* Start SOURCE EXCERPT *
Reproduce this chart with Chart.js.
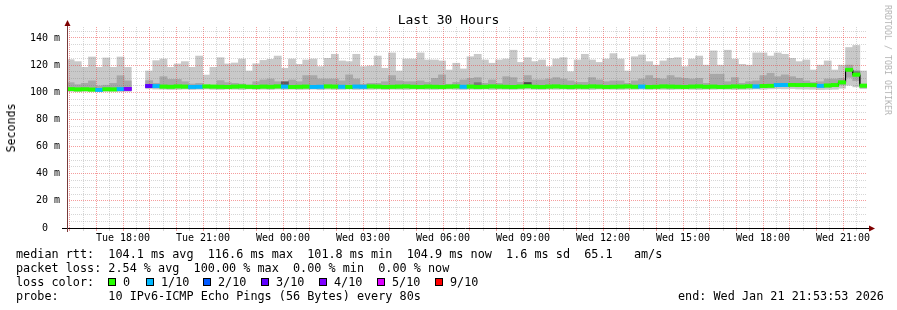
<!DOCTYPE html>
<html>
<head>
<meta charset="utf-8">
<script src="https://cdn.jsdelivr.net/npm/chart.js@4/dist/chart.umd.min.js"></script>
<style>
html,body{margin:0;padding:0;background:#fff;}
#wrap{position:relative;width:897px;height:310px;overflow:hidden;background:#fff;font-family:"DejaVu Sans Mono",monospace;color:#000;}
#c{position:absolute;left:0;top:0;}
.t{position:absolute;white-space:pre;font-size:11.8px;line-height:14px;}
.box{position:absolute;width:6px;height:6px;border:1px solid #000;top:278px;}
#title{position:absolute;left:0;top:12px;width:897px;text-align:center;font-size:13px;line-height:16px;white-space:pre;}
#ylab{position:absolute;left:11px;top:127.5px;font-size:11.6px;line-height:14px;white-space:pre;transform:translate(-50%,-50%) rotate(-90deg);}
#wm{position:absolute;left:887.5px;top:60px;font-size:8.3px;line-height:10px;white-space:pre;color:#b4b4b4;transform:translate(-50%,-50%) rotate(90deg);}
</style>
</head>
<body>
<div id="wrap">
<canvas id="c" width="897" height="310"></canvas>
<div id="title">Last 30 Hours</div>
<div id="ylab">Seconds</div>
<div id="wm">RRDTOOL / TOBI OETIKER</div>
<div class="t" style="left:16px;top:247px">median rtt:  104.1 ms avg  116.6 ms max  101.8 ms min  104.9 ms now  1.6 ms sd  65.1   am/s</div>
<div class="t" style="left:16px;top:261px">packet loss: 2.54 % avg  100.00 % max  0.00 % min  0.00 % now</div>
<div class="t" style="left:16px;top:275px">loss color:</div>
<div id="lossLegend"></div>
<div class="t" style="left:16px;top:289px">probe:       10 IPv6-ICMP Echo Pings (56 Bytes) every 80s</div>
<div class="t" style="left:678px;top:289px">end: Wed Jan 21 21:53:53 2026</div>
</div>
<script>
// ---------- data ----------
const START_H = 15 + 53/60 + 53/3600;   // Tue 15:53:53
const SPAN_H = 30;                      // last 30 hours

// upper edge of the outer smoke (ms)
const smokeHigh = [124,122.6,118.4,126,118.4,125.3,118.4,126,118.4,null,
 null,115.7,123.3,124.5,118.4,120.9,122.6,118.4,126.7,112.7,
 118.4,125.5,120.9,121.6,124.5,115.7,121,123.5,124.3,126.7,
 117.7,124.5,120.6,123.8,124.5,118.9,125,128,123.1,122.6,
 128,118.9,119.4,126.7,117.7,129,115.7,124.5,124.5,129,
 123.8,123.8,123.1,116.4,121.4,117.2,126.2,128,123.8,121.4,
 123.8,124.5,131,122,125.5,122.6,123.8,118.9,124.5,125.5,
 115.2,123.8,128,123.8,122,124.5,128.5,124.5,115.7,126.2,
 127.5,122.6,120,123.1,125,125.5,118.9,124.5,126.7,120,
 130.5,120,131,124.5,120.6,120,129,129,126.7,129,
 128,125,122.6,123.8,116.4,120,123.1,116.4,120,133,
 134.5,115.7];

// lower edge of the outer smoke (ms)
const smokeLow = [100.6,100.5,100.7,100.6,100.5,100.6,100.7,100.5,100.6,null,
 null,102.6,102.3,102.2,102.0,102.1,102.3,102.0,102.2,102.4,
 102.1,102.0,102.3,102.2,102.0,102.4,102.1,102.2,102.0,102.3,
 102.1,102.2,102.0,102.1,102.3,101.9,102.2,102.0,102.1,102.3,
 102.0,102.2,102.1,102.3,102.0,102.2,102.1,102.0,102.3,102.2,
 102.1,102.0,102.2,102.3,102.1,102.0,102.2,102.1,102.3,102.0,
 102.2,102.1,102.0,102.2,102.3,102.1,102.0,102.2,102.1,102.3,
 102.0,102.2,102.1,102.0,102.3,102.2,102.1,102.0,102.2,102.1,
 102.3,102.0,102.2,102.1,102.0,102.2,102.3,102.1,102.0,102.2,
 102.1,102.3,102.2,102.0,102.1,102.2,102.4,102.2,102.5,102.6,
 102.5,102.7,102.4,102.3,102.2,102.0,102.1,102.2,103.0,105.2,
 104.0,102.6];

// inner (darker) smoke band
const innerHigh = [107.1,105.6,106.6,108.4,104.7,105.2,106.6,112.2,108.4,null,
 null,108.6,106.6,111.5,109.5,109.5,107.8,106.1,106.6,104.9,
 104.9,108.6,107.1,106.6,106.1,105.4,107.8,109.1,109.8,107.8,
 106.6,109.1,107.8,112.3,112.3,109.8,109.8,109.8,108.4,112.8,
 109.8,105.9,106.6,106.6,107.8,112.3,108.4,107.8,107.8,108.4,
 107.3,110.3,112.8,105.9,107.3,109.1,110.3,110.8,106.6,109.1,
 106.6,111.5,110.8,107.3,112.3,109.1,109.1,109.8,110.8,109.8,
 108.4,107.3,107.3,110.8,109.1,107.8,108.4,108.4,106.6,108.4,
 109.8,112.3,110.3,109.8,112.3,110.8,110.3,109.8,110.3,106.6,
 113.3,113.3,107.8,110.8,106.6,107.8,108.4,112.3,114,111.5,
 112.8,111.5,110.3,108.4,107.3,107.8,109.8,109.8,110.3,120,
 116,104.2];
const innerLow = [101.2,101.1,101.3,101.2,101.0,101.2,101.3,101.1,101.2,null,
 null,103.4,103.2,103.1,103.0,103.2,103.1,102.9,103.0,103.2,
 103.1,103.0,102.9,103.1,103.2,103.0,102.9,103.1,103.0,103.2,
 103.1,102.9,103.0,103.1,102.9,103.0,103.2,103.1,103.0,102.9,
 103.1,103.0,103.2,103.1,102.9,103.0,103.1,103.2,103.0,102.9,
 103.1,103.0,102.9,103.1,103.2,103.0,103.1,102.9,103.0,103.2,
 103.1,103.0,102.9,103.1,103.3,103.0,102.9,103.1,103.2,103.0,
 102.9,103.1,103.0,103.2,103.1,102.9,103.0,103.1,103.2,103.0,
 103.1,102.9,103.0,103.2,103.1,103.0,102.9,103.1,103.2,103.0,
 103.1,102.9,103.0,103.2,103.1,103.3,103.2,103.5,103.7,104.1,
 104.2,104.3,104.1,104.2,104.0,103.6,103.8,104.1,105.5,111.0,
 108.5,103.4];

// a few darker spots in the smoke
const darkBins = [30, 57, 64, 110];
const darkLow = [105.4, 105.6, 104.9, 113.6];
const darkHigh = [107.8, 107.1, 107.2, 115.2];
const darkShade = ['#5c5c5c', '#7a7a7a', '#4c4c4c', '#7a7a7a'];

// median round trip time (ms)
const medianRtt = [102.3,102.1,102.2,102.0,101.8,102.2,102.1,102.3,102.5,null,
 null,104.6,104.5,104.2,104.1,104.3,104.2,104.0,104.1,104.3,
 104.2,104.1,104.0,104.2,104.3,104.1,104.0,104.2,104.1,104.3,
 104.2,104.0,104.1,104.2,104.0,104.1,104.3,104.2,104.1,104.0,
 104.2,104.1,104.3,104.2,104.0,104.1,104.2,104.3,104.1,104.0,
 104.2,104.1,104.0,104.2,104.3,104.1,104.2,104.0,104.1,104.3,
 104.2,104.1,104.0,104.2,104.4,104.1,104.0,104.2,104.3,104.1,
 104.0,104.2,104.1,104.3,104.2,104.0,104.1,104.2,104.3,104.1,
 104.2,104.0,104.1,104.3,104.2,104.1,104.0,104.2,104.3,104.1,
 104.2,104.0,104.1,104.3,104.2,104.4,104.3,104.6,104.8,105.3,
 105.4,105.5,105.3,105.4,105.2,104.8,105.0,105.3,107.3,116.6,
 113.0,104.9];

// lost pings out of 10 per bin
const lossCount = [0,0,0,0,1,0,0,1,4,null,
 null,3,1,0,0,0,0,1,1,0,
 0,0,0,0,0,0,0,0,0,0,
 1,0,0,0,1,1,0,0,1,0,
 1,1,0,0,0,0,0,0,0,0,
 0,0,0,0,0,1,0,0,0,0,
 0,0,0,0,0,0,0,0,0,0,
 0,0,0,0,0,0,0,0,0,0,
 1,0,0,0,0,0,0,0,0,0,
 0,0,0,0,0,0,1,0,0,1,
 1,0,0,0,0,1,0,0,0,0,
 0,0];

const lossColors = ['#26ff00','#00b8ff','#0059ff','#5e00ff','#7e00ff','#dd00ff','#ff0000','#ff0000','#ff0000','#ff0000','#ff0000'];
const lossLegendLabels = ['0','1/10','2/10','3/10','4/10','5/10','9/10'];
const lossLegendColors = ['#26ff00','#00b8ff','#0059ff','#5e00ff','#7e00ff','#dd00ff','#ff0000'];

const xLabelHours = [18,21,24,27,30,33,36,39,42,45];
const xLabelTexts = ['Tue 18:00','Tue 21:00','Wed 00:00','Wed 03:00','Wed 06:00','Wed 09:00','Wed 12:00','Wed 15:00','Wed 18:00','Wed 21:00'];
const yLabelValues = [0,20,40,60,80,100,120,140];
const yLabelTexts = ['0  ','20 m','40 m','60 m','80 m','100 m','120 m','140 m'];

// categories: one 16-minute bin each
const binTimes = medianRtt.map((_, i) => {
  const t = START_H + (i + 0.5) * SPAN_H / medianRtt.length;
  const h = Math.floor(t) % 24, m = Math.floor((t % 1) * 60);
  return (t >= 24 ? 'Wed ' : 'Tue ') + String(h).padStart(2,'0') + ':' + String(m).padStart(2,'0');
});

// grid positions
const xGridHours = [];
for (let h = Math.ceil(START_H * 2) / 2; h < START_H + SPAN_H; h += 0.5) xGridHours.push(h);
const yGridValues = [];
for (let v = 0; v <= 145; v += 5) yGridValues.push(v);

// ---------- legend boxes ----------
const boxX = [108, 146, 203, 261, 319, 377, 435];
const labX = [123, 161, 218, 276, 334, 392, 450];
const ll = document.getElementById('lossLegend');
lossLegendLabels.forEach((lab, i) => {
  const b = document.createElement('div');
  b.className = 'box'; b.style.left = boxX[i] + 'px'; b.style.background = lossLegendColors[i];
  ll.appendChild(b);
  const t = document.createElement('div');
  t.className = 't'; t.style.left = labX[i] + 'px'; t.style.top = '275px'; t.textContent = lab;
  ll.appendChild(t);
});

// ---------- chart ----------
const RED = 'rgba(235,60,60,0.5)';
const GRAY = 'rgba(120,120,120,0.3)';
const MONO = '"DejaVu Sans Mono", monospace';

const darkData = medianRtt.map(() => null);
const darkColors = medianRtt.map(() => 'transparent');
darkBins.forEach((b, k) => { darkData[b] = [darkLow[k], darkHigh[k]]; darkColors[b] = darkShade[k]; });

const overlay = {
  id: 'overlay',
  afterDraw(chart) {
    const ctx = chart.ctx, a = chart.chartArea;
    ctx.save();
    ctx.beginPath(); ctx.rect(a.left, a.top, a.right - a.left, a.bottom - a.top); ctx.clip();
    [3, 4].forEach(i => chart.getDatasetMeta(i).controller.draw());
    ctx.restore();
    ctx.save();
    ctx.lineWidth = 1;
    ctx.strokeStyle = '#000';
    ctx.beginPath(); ctx.moveTo(a.left - 5, a.bottom + 0.5); ctx.lineTo(a.right + 2, a.bottom + 0.5); ctx.stroke();
    ctx.strokeStyle = '#7a3a3a';
    ctx.beginPath(); ctx.moveTo(a.left + 0.5, a.bottom + 4); ctx.lineTo(a.left + 0.5, a.top - 1); ctx.stroke();
    ctx.fillStyle = '#7f0000';
    ctx.beginPath(); ctx.moveTo(a.right + 8, a.bottom + 0.5); ctx.lineTo(a.right + 2, a.bottom - 2.5); ctx.lineTo(a.right + 2, a.bottom + 3.5); ctx.closePath(); ctx.fill();
    ctx.beginPath(); ctx.moveTo(a.left + 0.5, a.top - 7); ctx.lineTo(a.left - 2.5, a.top - 1); ctx.lineTo(a.left + 3.5, a.top - 1); ctx.closePath(); ctx.fill();
    ctx.restore();
  }
};

new Chart(document.getElementById('c'), {
  data: {
    labels: binTimes,
    datasets: [
      { type: 'bar', label: 'smoke', data: smokeHigh.map((h, i) => h == null ? null : [smokeLow[i], h]),
        backgroundColor: '#c9c9c9', order: 6, grouped: false, barPercentage: 1, categoryPercentage: 1, borderWidth: 0 },
      { type: 'bar', label: 'inner smoke', data: innerHigh.map((h, i) => h == null ? null : [innerLow[i], h]),
        backgroundColor: '#a8a8a8', order: 5, grouped: false, barPercentage: 1, categoryPercentage: 1, borderWidth: 0 },
      { type: 'bar', label: 'dark smoke', data: darkData,
        backgroundColor: darkColors, order: 4, grouped: false, barPercentage: 1, categoryPercentage: 1, borderWidth: 0 },
      { type: 'line', label: 'median', data: medianRtt, borderColor: '#000', borderWidth: 1, pointRadius: 0,
        stepped: 'middle', spanGaps: false, order: 3 },
      { type: 'bar', label: 'loss', data: medianRtt.map(m => m == null ? null : [m - 1.1, m + 1.1]),
        backgroundColor: lossCount.map(l => l == null ? 'transparent' : lossColors[l]),
        order: 2, grouped: false, barPercentage: 1, categoryPercentage: 1, borderWidth: 0 }
    ]
  },
  options: {
    responsive: false, animation: false, devicePixelRatio: 1,
    layout: { padding: { left: 0, right: 30, top: 27, bottom: 0 } },
    plugins: { legend: { display: false }, tooltip: { enabled: false }, title: { display: false } },
    scales: {
      x: { type: 'category', display: false, offset: true, grid: { display: false } },
      xTime: {
        type: 'linear', position: 'bottom', min: START_H, max: START_H + SPAN_H,
        afterBuildTicks(s) { s.ticks = xGridHours.map(v => ({ value: v })); },
        afterFit(s) { s.height = 82; },
        ticks: {
          autoSkip: false, maxRotation: 0, minRotation: 0, padding: 1, color: '#000',
          font: { family: MONO, size: 10 },
          callback: (v) => { const k = xLabelHours.findIndex(h => Math.abs(h - v) < 1e-6); return k < 0 ? '' : xLabelTexts[k]; }
        },
        grid: {
          z: 1, drawTicks: true, tickLength: 3, lineWidth: 1,
          color: c => (Math.abs(c.tick.value % 1) < 1e-6 ? RED : GRAY),
          tickColor: c => (Math.abs(c.tick.value % 1) < 1e-6 ? RED : GRAY)
        },
        border: { display: false, dash: [1, 1] }
      },
      y: {
        position: 'left', min: 0, max: 148.1,
        afterBuildTicks(s) { s.ticks = yGridValues.map(v => ({ value: v })); },
        afterFit(s) { s.width = 67; },
        ticks: {
          autoSkip: false, padding: 7, color: '#000', font: { family: MONO, size: 10 },
          callback: (v) => { const k = yLabelValues.indexOf(v); return k < 0 ? '' : yLabelTexts[k]; }
        },
        grid: {
          z: 1, drawTicks: false, lineWidth: 1,
          color: c => (c.tick.value === 0 ? 'rgba(0,0,0,0)' : (c.tick.value % 20 === 0 ? RED : GRAY))
        },
        border: { display: false, dash: [1, 1] }
      }
    }
  },
  plugins: [overlay]
});
</script>
</body>
</html>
* End SOURCE EXCERPT *
TASK OBJECTIVE
Everything from the top line of the data down to and including the line with "const SPAN_H = 30;" is to be copied, except the pictures.

FINISHED TASK
Reproduce this chart with Chart.js.
<!DOCTYPE html>
<html>
<head>
<meta charset="utf-8">
<script src="https://cdn.jsdelivr.net/npm/chart.js@4/dist/chart.umd.min.js"></script>
<style>
html,body{margin:0;padding:0;background:#fff;}
#wrap{position:relative;width:897px;height:310px;overflow:hidden;background:#fff;font-family:"DejaVu Sans Mono",monospace;color:#000;}
#c{position:absolute;left:0;top:0;}
.t{position:absolute;white-space:pre;font-size:11.8px;line-height:14px;}
.box{position:absolute;width:6px;height:6px;border:1px solid #000;top:278px;}
#title{position:absolute;left:0;top:12px;width:897px;text-align:center;font-size:13px;line-height:16px;white-space:pre;}
#ylab{position:absolute;left:11px;top:127.5px;font-size:11.6px;line-height:14px;white-space:pre;transform:translate(-50%,-50%) rotate(-90deg);}
#wm{position:absolute;left:887.5px;top:60px;font-size:8.3px;line-height:10px;white-space:pre;color:#b4b4b4;transform:translate(-50%,-50%) rotate(90deg);}
</style>
</head>
<body>
<div id="wrap">
<canvas id="c" width="897" height="310"></canvas>
<div id="title">Last 30 Hours</div>
<div id="ylab">Seconds</div>
<div id="wm">RRDTOOL / TOBI OETIKER</div>
<div class="t" style="left:16px;top:247px">median rtt:  104.1 ms avg  116.6 ms max  101.8 ms min  104.9 ms now  1.6 ms sd  65.1   am/s</div>
<div class="t" style="left:16px;top:261px">packet loss: 2.54 % avg  100.00 % max  0.00 % min  0.00 % now</div>
<div class="t" style="left:16px;top:275px">loss color:</div>
<div id="lossLegend"></div>
<div class="t" style="left:16px;top:289px">probe:       10 IPv6-ICMP Echo Pings (56 Bytes) every 80s</div>
<div class="t" style="left:678px;top:289px">end: Wed Jan 21 21:53:53 2026</div>
</div>
<script>
// ---------- data ----------
const START_H = 15 + 53/60 + 53/3600;   // Tue 15:53:53
const SPAN_H = 30;                      // last 30 hours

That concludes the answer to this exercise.